Between May and August, like-for-like sales in Alldays' 256 owned, rather than franchised, stores were down about 1.0% on the same period last year. This measure discounts the beneficial impact of expansion. However, like-for-like sales last month were up 1.5% on the previous September.

In stores franchised to so-called regional development companies formed by experienced retailers, like-for-like sales between May and September were up about 3.7% on the same period last year. But Watson & Philip admitted that this reflected the greater proportion of such stores in their early growth phase.

Of Watson & Philip's 646 franchised stores, 182 are on Total petrol station forecourts. The vast bulk of the remainder are franchised to regional development companies.

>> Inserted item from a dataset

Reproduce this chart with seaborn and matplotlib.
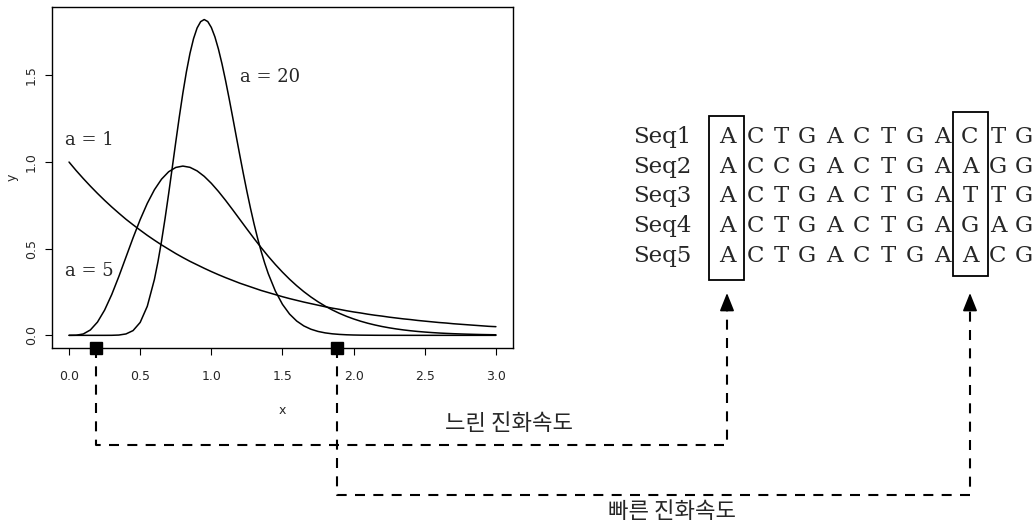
import numpy as np
import matplotlib
matplotlib.use('Agg')
import matplotlib.pyplot as plt
import matplotlib.transforms as mtransforms
from matplotlib import font_manager
from matplotlib.patches import Rectangle
import seaborn as sns

# gamma densities (shape a, rate a)
x_grid = np.linspace(0, 3, 61)
y_a1 = [1.000, 0.951, 0.905, 0.861, 0.819, 0.779, 0.741, 0.705, 0.670, 0.638,
        0.607, 0.577, 0.549, 0.522, 0.497, 0.472, 0.449, 0.427, 0.407, 0.387,
        0.368, 0.350, 0.333, 0.317, 0.301, 0.287, 0.273, 0.259, 0.247, 0.235,
        0.223, 0.212, 0.202, 0.192, 0.183, 0.174, 0.165, 0.157, 0.150, 0.142,
        0.135, 0.129, 0.122, 0.116, 0.111, 0.105, 0.100, 0.095, 0.091, 0.086,
        0.082, 0.078, 0.074, 0.071, 0.067, 0.064, 0.061, 0.058, 0.055, 0.052,
        0.050]
y_a5 = [0.0, 0.0006, 0.0079, 0.0311, 0.0766, 0.1457, 0.2353, 0.3395, 0.4511, 0.5628,
        0.6680, 0.7617, 0.8402, 0.9012, 0.9440, 0.9689, 0.9768, 0.9695, 0.9490, 0.9176,
        0.8773, 0.8305, 0.7791, 0.7248, 0.6693, 0.6137, 0.5591, 0.5064, 0.4561, 0.4088,
        0.3646, 0.3237, 0.2863, 0.2521, 0.2213, 0.1935, 0.1687, 0.1466, 0.1270, 0.1097,
        0.0946, 0.0813, 0.0697, 0.0597, 0.0509, 0.0434, 0.0369, 0.0313, 0.0265, 0.0224,
        0.0190, 0.0160, 0.0134, 0.0113, 0.0095, 0.0080, 0.0067, 0.0056, 0.0046, 0.0039,
        0.0032]
x_a20 = [0.0, 0.1, 0.2, 0.25, 0.3, 0.35, 0.4, 0.45, 0.5, 0.55, 0.6,
         0.625, 0.65, 0.675, 0.7, 0.725, 0.75, 0.775, 0.8, 0.825, 0.85, 0.875,
         0.9, 0.925, 0.95, 0.975, 1.0, 1.025, 1.05, 1.075, 1.1, 1.125, 1.15,
         1.175, 1.2, 1.225, 1.25, 1.275, 1.3, 1.325, 1.35, 1.375, 1.4,
         1.45, 1.5, 1.55, 1.6, 1.65, 1.7, 1.75, 1.8, 1.85, 1.9, 1.95, 2.0,
         2.05, 2.1, 2.15, 2.2, 2.4, 2.6, 2.8, 3.0]
y_a20 = [0.0, 0.0, 0.0, 0.0, 0.0002, 0.0017, 0.0080, 0.0274, 0.0746, 0.1679, 0.3227,
         0.4252, 0.5433, 0.6750, 0.8171, 0.9654, 1.1150, 1.2610, 1.3981, 1.5216, 1.6274, 1.7121,
         1.7736, 1.8103, 1.8225, 1.8108, 1.7767, 1.7229, 1.6517, 1.5666, 1.4706, 1.3670, 1.2590,
         1.1490, 1.0397, 0.9330, 0.8307, 0.7341, 0.6438, 0.5608, 0.4852, 0.4170, 0.3562,
         0.2553, 0.1788, 0.1226, 0.0825, 0.0544, 0.0353, 0.0225, 0.0142, 0.0088, 0.0054, 0.0032, 0.0019,
         0.0011, 0.0007, 0.0004, 0.0002, 0.0, 0.0, 0.0, 0.0]

curve_labels = ['a = 1', 'a = 5', 'a = 20']
label_x = [0.14, 0.14, 1.41]
label_y = [1.125, 0.37, 1.49]

# sites marked on the x axis: slow rate, fast rate
marker_x = [0.19, 1.88]
rate_labels = ['느린 진화속도', '빠른 진화속도']

seq_names = ['Seq1', 'Seq2', 'Seq3', 'Seq4', 'Seq5']
seqs = ['ACTGACTGACTG', 'ACCGACTGAAGG', 'ACTGACTGATTG', 'ACTGACTGAGAG', 'ACTGACTGAACG']

W, H = 1033, 524


def pick_font(names):
    have = {f.name for f in font_manager.fontManager.ttflist}
    for n in names:
        if n in have:
            return n
    return 'DejaVu Sans'


sns.set_style('white')
plt.rcParams['font.family'] = ['DejaVu Sans']
narrow = pick_font(['Liberation Sans Narrow', 'DejaVu Sans Condensed', 'DejaVu Sans'])
kr = ['Noto Sans CJK KR', 'DejaVu Sans']

fig = plt.figure(figsize=(W / 100, H / 100), dpi=100)
ax = fig.add_axes([0.0503, 0.3359, 0.4463, 0.6508])

sns.lineplot(x=x_grid, y=y_a1, ax=ax, color='black', lw=1.1)
sns.lineplot(x=x_grid, y=y_a5, ax=ax, color='black', lw=1.1)
sns.lineplot(x=x_a20, y=y_a20, ax=ax, color='black', lw=1.1)

for lab, lx, ly in zip(curve_labels, label_x, label_y):
    ax.text(lx, ly, lab, ha='center', va='center', fontsize=13, family='DejaVu Serif')

ax.set_xlim(-0.12, 3.12)
ax.set_ylim(-0.073, 1.895)
ax.set_xticks([0, 0.5, 1.0, 1.5, 2.0, 2.5, 3.0])
ax.set_xticklabels(['0.0', '0.5', '1.0', '1.5', '2.0', '2.5', '3.0'], family=narrow, fontsize=9)
ax.set_yticks([0, 0.5, 1.0, 1.5])
ax.set_yticklabels(['0.0', '0.5', '1.0', '1.5'], rotation=90, va='center', fontsize=9)
ax.tick_params(bottom=True, left=True, direction='out', length=5, width=0.8, color='black')
ax.tick_params(axis='x', pad=11)
ax.tick_params(axis='y', pad=5)
for s in ax.spines.values():
    s.set_visible(True)
    s.set_color('black')
    s.set_linewidth(1.0)
ax.set_xlabel('x', fontsize=9)
ax.set_ylabel('y', fontsize=9)
ax.xaxis.set_label_coords(0.5, -0.182)
ax.xaxis.label.set_va('center')
ax.yaxis.set_label_coords(-0.087, 0.5)
ax.yaxis.label.set_va('center')

trans = mtransforms.blended_transform_factory(ax.transData, ax.transAxes)
ax.plot(marker_x, [0, 0], 's', ms=9, color='black', transform=trans, clip_on=False, zorder=6)

# overlay in pixel coordinates for the alignment panel and connectors
ov = fig.add_axes([0, 0, 1, 1])
ov.set_xlim(0, W)
ov.set_ylim(H, 0)
ov.axis('off')
ov.patch.set_alpha(0)

row_base = [143, 172.7, 202.4, 232.1, 261.8]
col_x = [727, 755, 781, 807, 834, 861, 888, 915, 942, 970, 998, 1024]
for name, seq, yb in zip(seq_names, seqs, row_base):
    ov.text(633, yb, name, ha='left', va='baseline', fontsize=16.5, family='DejaVu Serif')
    for ch, cx in zip(seq, col_x):
        ov.text(cx, yb, ch, ha='center', va='baseline', fontsize=16.5, family='DejaVu Serif')

ov.add_patch(Rectangle((709, 116), 35, 164, fill=False, lw=1.3, ec='black'))
ov.add_patch(Rectangle((953, 112), 35, 164, fill=False, lw=1.3, ec='black'))

ax_bottom = H - ax.transAxes.transform((0, 0))[1]
targets = [col_x[0], col_x[9]]
levels = [445, 495]
dash = (0, (4.8, 4.0))
for mx, tx, hy in zip(marker_x, targets, levels):
    px = ax.transData.transform((mx, 0))[0]
    ov.plot([px, px, tx, tx], [ax_bottom, hy, hy, 309], color='black', lw=1.5, ls=dash)
    ov.annotate('', xy=(tx, 293), xytext=(tx, 309),
                arrowprops=dict(arrowstyle='-|>,head_length=0.55,head_width=0.22',
                                color='black', lw=1.2, shrinkA=0, shrinkB=0,
                                mutation_scale=20))

ov.text(509, 424, rate_labels[0], ha='center', va='center', fontsize=16, family=kr)
ov.text(672, 512, rate_labels[1], ha='center', va='center', fontsize=16, family=kr)

fig.savefig('out.png', dpi=100)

More than 100 of Alldays' 902 outlets are in Scotland.

Brake Bros claims to be the biggest supplier of frozen food to the catering industry and puts its share of this market at 27%. It sees the Foodservice business, which is second only to Booker in the more fragmented ambient market with an albeit much lower share of about 5%, as complementary.

Player said his company had approached Watson & Philip and had ''exploratory talks'' last year. The Dundee company had decided to sell Foodservice three or four months ago and, in the wake of approaches from a number of potential buyers, had given Brake Bros exclusivity.

He added that Brake Bros had not taken on the creditors and debtors because Watson & Philip had wanted to make the sale in a tax-efficient manner.

Payet was disappointed Saunders was going because he had done a lot for Alldays.

Watson & Philip finance director George Leckie said Saunders, a main board director who earned a basic salary of #136,000 last year, was on a two-year notice period.

Asked if he would receive two years' salary in lieu of notice, Leckie replied: ''Something like that.''

Leckie said of Saunders's departure: ''That is a sad but simple fact. There isn't room for two (Saunders and Glass).''

Foodservice's managing director, Ken Knowland, will stay with the business under Brake Bros.

Shares in Brake Bros were unchanged at 610p yesterday.